Because we still think that you can do an OK business by simply
delivering a reasonable publication at a reasonable cost to a
reasonable group of people. So we aren’t going to give you a 20th
anniversary issue this week. We are just going to tell you what’s
happening on Friday night (when you might want to impress the little
woman — or little man — in your life) as well as what’s cooking on
Saturday morning (when you’re trying to buy some points from the kids
in your life), and we will tell the story of the amazing Nakashima
furniture collection of Arthur and Evelyn Krosnick and what will
happen to it when they retire to Arizona.

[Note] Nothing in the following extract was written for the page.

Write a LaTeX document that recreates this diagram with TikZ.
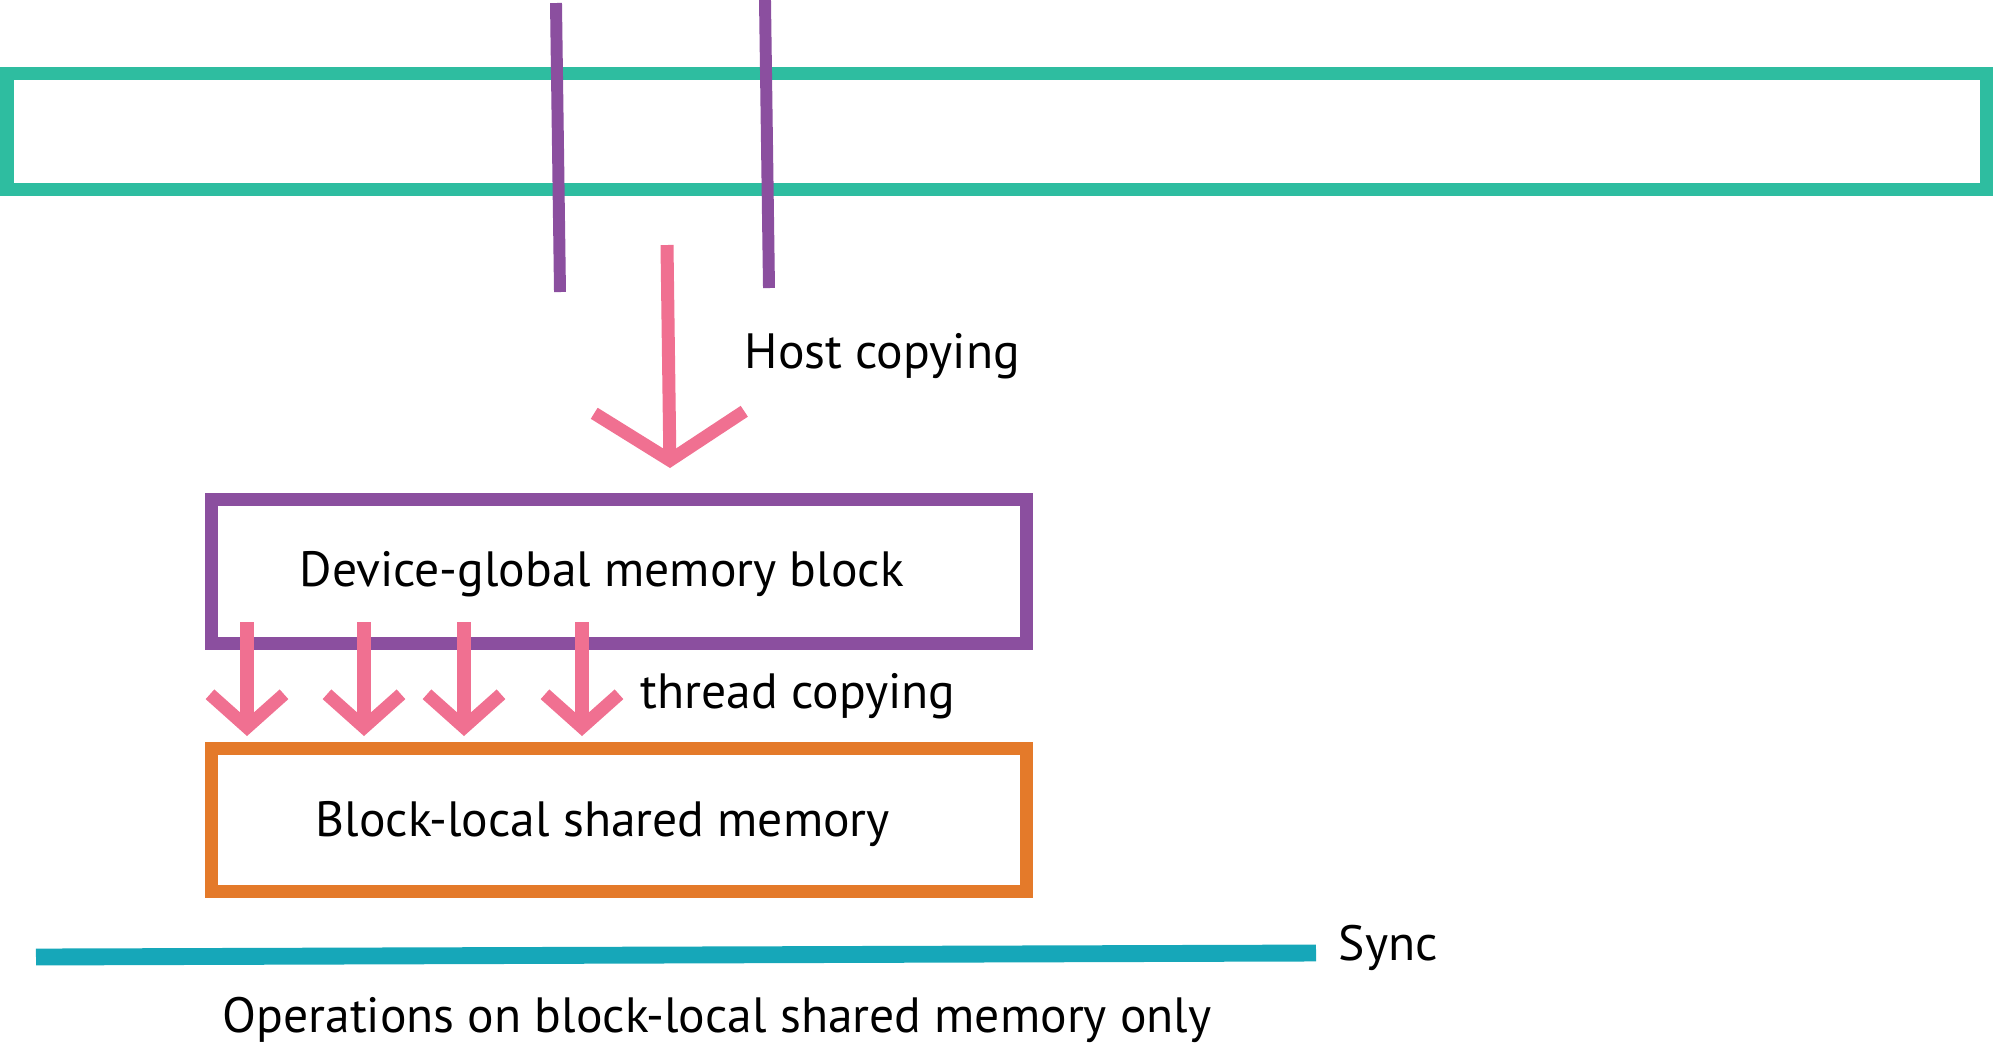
\documentclass[tikz,border=0pt]{standalone}
\usepackage{fontspec}
\setmainfont{PT Sans}
\usetikzlibrary{arrows.meta}
\definecolor{hostgreen}{RGB}{46,189,160}
\definecolor{devpurple}{RGB}{139,79,159}
\definecolor{copypink}{RGB}{240,112,145}
\definecolor{sharedorange}{RGB}{228,122,42}
\definecolor{syncteal}{RGB}{22,167,185}
\tikzset{
  membox/.style={draw, line width=3.7pt, minimum width=8.14cm, minimum height=1.43cm, inner sep=0pt},
  lbl/.style={anchor=base west, inner sep=0pt, font=\fontsize{14.1}{17}\selectfont},
  hostarrow/.style={draw=copypink, line width=3.7pt, -{Straight Barb[length=0.48cm, width=1.5cm]}},
  threadarrow/.style={draw=copypink, line width=3.7pt, -{Straight Barb[length=0.33cm, width=0.74cm]}}
}
\begin{document}
\begin{tikzpicture}[x=0.01cm, y=-0.01cm]
      \useasboundingbox (0,0) rectangle (1993,1047);
      % host memory strip
      \draw[hostgreen, line width=3.7pt] (7,73) rectangle (1986,189);
      \draw[devpurple, line width=3.4pt]
        (556,3) coordinate (p1a) -- (560,292) coordinate (p1b)
        (765,0) coordinate (p2a) -- (769,288) coordinate (p2b);
      % boxes
      \node[membox, draw=devpurple] (dev) at (619,571.5) {};
      \node[membox, draw=sharedorange] (shared) at (619,820) {};
      \node[lbl] (devlbl) at (299,586) {Device-global memory block};
      \node[lbl] (sharedlbl) at (315,836) {Block-local shared memory};
      % host copy
      \coordinate (hs) at (667,245);
      \coordinate (he) at (670,468);
      \draw[hostarrow] (hs) to (he);
      \node[lbl] (hostlbl) at (744,368) {Host copying};
      % thread copies
      \coordinate (t1) at (247,622);
      \coordinate (t2) at (364,622);
      \coordinate (t3) at (464,622);
      \coordinate (t4) at (582,622);
      \coordinate (s1) at (247,736);
      \coordinate (s2) at (364,736);
      \coordinate (s3) at (464,736);
      \coordinate (s4) at (582,736);
      \begin{scope}[threadarrow]
        \draw (t1) to (s1);
        \draw (t2) to (s2);
        \draw (t3) to (s3);
        \draw (t4) to (s4);
      \end{scope}
      \node[lbl] (threadlbl) at (640,708) {thread copying};
      % sync
      \coordinate (sy1) at (36,957);
      \coordinate (sy2) at (1316,953);
      \draw[syncteal, line width=4.8pt] (sy1) -- (sy2);
      \node[lbl] (synclbl) at (1338,960) {Sync};
      \node[lbl] (opslbl) at (222,1032) {Operations on block-local shared memory only};
    \end{tikzpicture}
\end{document}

If this newspaper ever goes up for sale in my lifetime (and there’s no
guarantee that will happen, given my health and the current economic
climate), I will make this argument to any potential buyer: Sure the
paper made X in the past year, but remember that the true profit
potential is X + BS — BS being all the marketing crap that publishers
can throw on the table whenever they want to drive up their bottom
line, even if it won’t last long.
X is not as big as it was in 1998 or 1999 or even 2000 and it’s
possible that it never will be again. If you think about it, the
profit of those years rode on two principal things:
picture-perfect form; and
52-week-a-year CEO who minimized overhead by handling virtually every
management and operational detail he could.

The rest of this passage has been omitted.